The austerity measures promised to the IMF may lead to some social unrest. But the current government is less concerned about its popularity ahead of presidential elections than its predecessors had been. This is because following the February ouster of former president Viktor Yanukovych, Ukraine has an interim president Oleksandr Turchynov, who has no presidential ambitions. Additionally, after the reinstatement of the 2004 constitution three months ago, it will be up to a majority in parliament, not the president to appoint the government. Prime Minister Arseniy Yatsenyuk, who struck the deal with the IMF, will not have to resign after the early presidential election scheduled for May 25. Yatsenyuk’s party, Fatherland, and its allies currently control the majority in the national legislature. The next parliamentary election is unlikely to be held earlier than late 2016, and by that time the economy should rebound, so the ruling coalition feels relatively safe.

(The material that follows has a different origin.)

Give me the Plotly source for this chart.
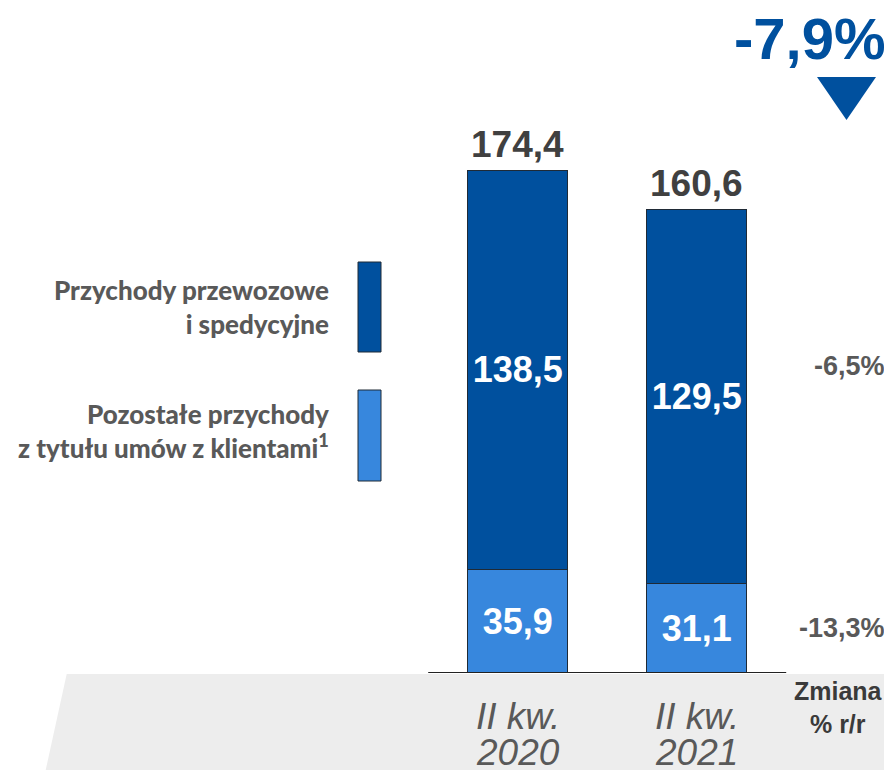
import plotly.graph_objects as go

# ---- data ----
categories = ["II kw. 2020", "II kw. 2021"]
cat_line1 = ["II kw.", "II kw."]
cat_line2 = ["2020", "2021"]
przewozowe = [138.5, 129.5]
pozostale = [35.9, 31.1]
totals = [174.4, 160.6]
series_names = ["Przychody przewozowe<br>i spedycyjne",
                "Pozostałe przychody<br>z tytułu umów z klientami<sup>1</sup>"]
change_labels = ["-6,5%", "-13,3%"]
total_change = "-7,9%"
change_header = "Zmiana<br>% r/r"

def fmt(v):
    return f"{v:.1f}".replace(".", ",")

# the page body has an 8px default margin, so the figure is drawn 8px in
OFF = 8
W, H = 892 - OFF, 770 - OFF
DARK = "#00509E"
LIGHT = "#3787DD"
GREY_TXT = "#595959"
NUM_FONT = "Arial, Liberation Sans, sans-serif"
LEG_FONT = "Lato, Noto Sans, sans-serif"

def px(x):
    return (x - OFF) / W

def py(y):
    return 1 - (y - OFF) / H

BASE_Y = 673          # screen pixel of value 0
PX_PER_UNIT = 2.883   # vertical pixels per unit
BAR_STEP = 179        # pixels between bar centres
BAR1_X = 517.7        # screen pixel of first bar centre

x0 = -(BAR1_X - OFF) / BAR_STEP
x1 = x0 + W / BAR_STEP

fig = go.Figure()
fig.add_trace(go.Bar(
    x=categories, y=pozostale, name="pozostale",
    marker=dict(color=LIGHT, line=dict(color="#1f2a36", width=1)),
    width=100 / BAR_STEP,
    text=[fmt(v) for v in pozostale], textposition="inside",
    insidetextanchor="middle", constraintext="none",
    textfont=dict(family=NUM_FONT, size=36, color="white", weight="bold"),
    hoverinfo="skip",
))
fig.add_trace(go.Bar(
    x=categories, y=przewozowe, name="przewozowe",
    marker=dict(color=DARK, line=dict(color="#1f2a36", width=1)),
    width=100 / BAR_STEP,
    text=[fmt(v) for v in przewozowe], textposition="inside",
    insidetextanchor="middle", constraintext="none",
    textfont=dict(family=NUM_FONT, size=36, color="white", weight="bold"),
    hoverinfo="skip",
))

shapes = []
annotations = []

# grey band at the bottom
shapes.append(dict(type="path", xref="paper", yref="paper",
                   path=f"M {px(66.7)},{py(674)} L 1,{py(674)} L 1,0 L {px(45.7)},0 Z",
                   fillcolor="#EDEDED", line=dict(width=0), layer="below"))
# baseline
shapes.append(dict(type="line", xref="x", yref="y", x0=-0.5, x1=1.5, y0=0, y1=0,
                   line=dict(color="#222222", width=2)))

# totals
for c, t in zip(categories, totals):
    annotations.append(dict(x=c, y=t, xref="x", yref="y", text=f"<b>{fmt(t)}</b>",
                            showarrow=False, yanchor="middle", yshift=26,
                            font=dict(family=NUM_FONT, size=37, color="#404040")))

# category labels
for c, l1, l2 in zip(categories, cat_line1, cat_line2):
    annotations.append(dict(x=c, y=py(716), xref="x", yref="paper", text=l1,
                            showarrow=False, yanchor="middle",
                            font=dict(family=NUM_FONT, size=37, color=GREY_TXT, style="italic")))
    annotations.append(dict(x=c, y=py(752), xref="x", yref="paper", text=l2,
                            showarrow=False, yanchor="middle",
                            font=dict(family=NUM_FONT, size=37, color=GREY_TXT, style="italic")))

# legend
leg_rects = [(262, 352, DARK), (390, 481, LIGHT)]
leg_text_y = [307, 431]
for (y0, y1, col), name, ty in zip(leg_rects, series_names, leg_text_y):
    shapes.append(dict(type="rect", xref="paper", yref="paper",
                       x0=px(358), x1=px(381), y0=py(y1), y1=py(y0),
                       fillcolor=col, line=dict(color="#1f2a36", width=1)))
    annotations.append(dict(x=px(331), y=py(ty), xref="paper", yref="paper",
                            text=name, showarrow=False,
                            xanchor="right", yanchor="middle", align="right",
                            font=dict(family=LEG_FONT, size=26, weight=900, color=GREY_TXT)))

# change column
for lbl, ty in zip(change_labels, [366, 628]):
    annotations.append(dict(x=px(887), y=py(ty), xref="paper", yref="paper",
                            text=f"<b>{lbl}</b>", showarrow=False,
                            xanchor="right", yanchor="middle",
                            font=dict(family=NUM_FONT, size=27, color=GREY_TXT)))
annotations.append(dict(x=px(838), y=py(707), xref="paper", yref="paper",
                        text=f"<b>{change_header}</b>", showarrow=False,
                        xanchor="center", yanchor="middle", align="center",
                        font=dict(family=NUM_FONT, size=25, color="#3a3a3a")))

# total change
annotations.append(dict(x=px(888), y=py(39), xref="paper", yref="paper",
                        text=f"<b>{total_change}</b>", showarrow=False,
                        xanchor="right", yanchor="middle",
                        font=dict(family=NUM_FONT, size=58, color=DARK)))
shapes.append(dict(type="path", xref="paper", yref="paper",
                   path=f"M {px(817)},{py(77)} L {px(876)},{py(77)} L {px(846.5)},{py(120)} Z",
                   fillcolor=DARK, line=dict(width=0)))

fig.update_layout(
    width=W, height=H,
    margin=dict(l=0, r=0, t=0, b=0),
    paper_bgcolor="white", plot_bgcolor="rgba(0,0,0,0)",
    barmode="stack", showlegend=False,
    xaxis=dict(type="category", range=[x0, x1], visible=False, fixedrange=True),
    yaxis=dict(range=[0, (BASE_Y - OFF) / PX_PER_UNIT],
               domain=[(H - (BASE_Y - OFF)) / H, 1], visible=False, fixedrange=True),
    shapes=shapes, annotations=annotations,
)

fig.write_html("out.html")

The IMF made it clear that Ukraine could use international assistance to repay its gas debt to Russia (https://www.ukrinform.ua/ukr/news/ukraiina_moge_rozrahuvatisya_groshima_mvf_za_rosiyskiy_gaz_1936216). Ukraine owed $2.2 billion to Gazprom for gas delivered early this year and late last year; and as of May 7, it also owes $1.3 billion for April deliveries alone, according to Russian calculations. However, Kyiv has refused to recognize the new Russian price, saying that it would pay the debt only once Russia agreed to cut its gas price back to the $268.50 per thousand cubic meters, which Ukraine paid in the first quarter of 2014, in line with the December agreements with Moscow (https://top.rbc.ru/economics/07/05/2014/922569.shtml). Gazprom has warned that it would draw a preliminary bill for June 2014 on May 16 and deliver in June only quantities paid for by May 31 (https://www.rbc.ua/ukr/news/economic/-gazprom-mozhet-vvesti-predoplatu-na-postavki-gaza-v-ukrainu-02052014182200). If so, Kyiv is likely to siphon off gas being sent by Gazprom to its customers in the EU via Ukrainian pipelines, like it did during a similar price dispute in January 2009.

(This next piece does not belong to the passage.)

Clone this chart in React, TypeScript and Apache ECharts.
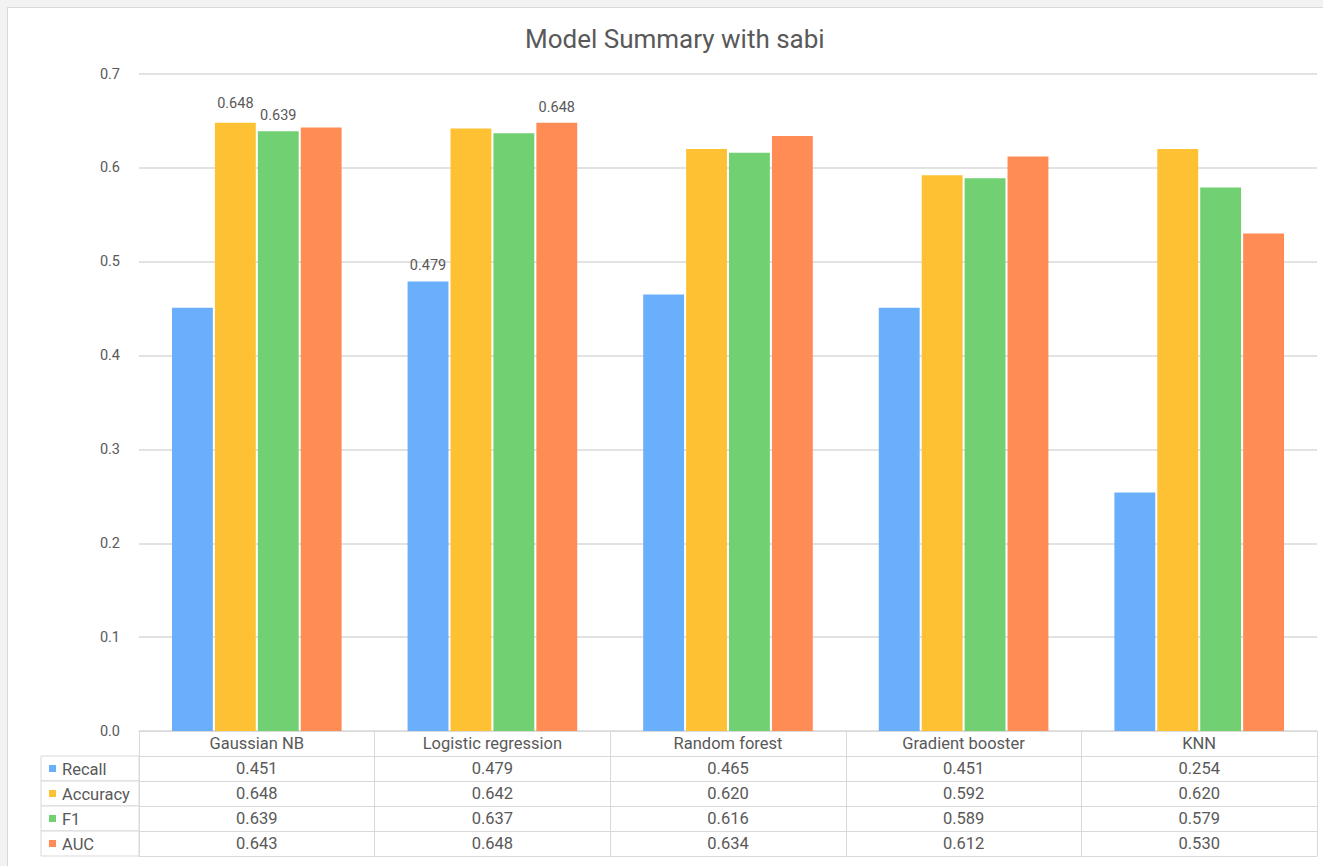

Prime Minister Yatsenyuk said Ukraine was ready to dispute Gazprom’s prices at an international court (https://ria.ru/world/20140428/1005792212.html). Kyiv apparently hopes for sympathy from the international community, given Moscow’s increasingly irrational and aggressive behavior regarding Ukraine. The EU agreed to mediate in the Ukraine-Russia gas dispute. However, the first round of trilateral gas talks in Warsaw on May 2 brought no results (https://zn.ua/ECONOMICS/ukraina-es-i-rossiya-ne-smogli-dogovoritsya-na-gazovyh-peregovorah-v-varshave-144329_.html). Yatsenyuk has even gone so far as to assert that Russia’s use of gas prices as a weapon could be compared to using nuclear bombs (https://zn.ua/ECONOMICS/rossiya-ispolzuet-gaz-kak-novoe-yadernoe-oruzhie-nakazyvaya-ukrainu-za-evropeyskiy-vybor-yacenyuk-141631_.html). Based upon such rhetoric, it is clear that for Ukraine, negotiating a fair gas price with Russia is more than just an economic necessity—it is also a matter of principle. Two more rounds of talks on gas purchases are expected to be held by June; but if they both fail to achieve agreement, Kyiv will likely keep pushing the issue in as many international forums as it can, trying to bog Russia down in multiple legal processes. Though the success of such a strategy will depend on whether the Ukrainian government can continue to finance such an effort (see EDM, April 14).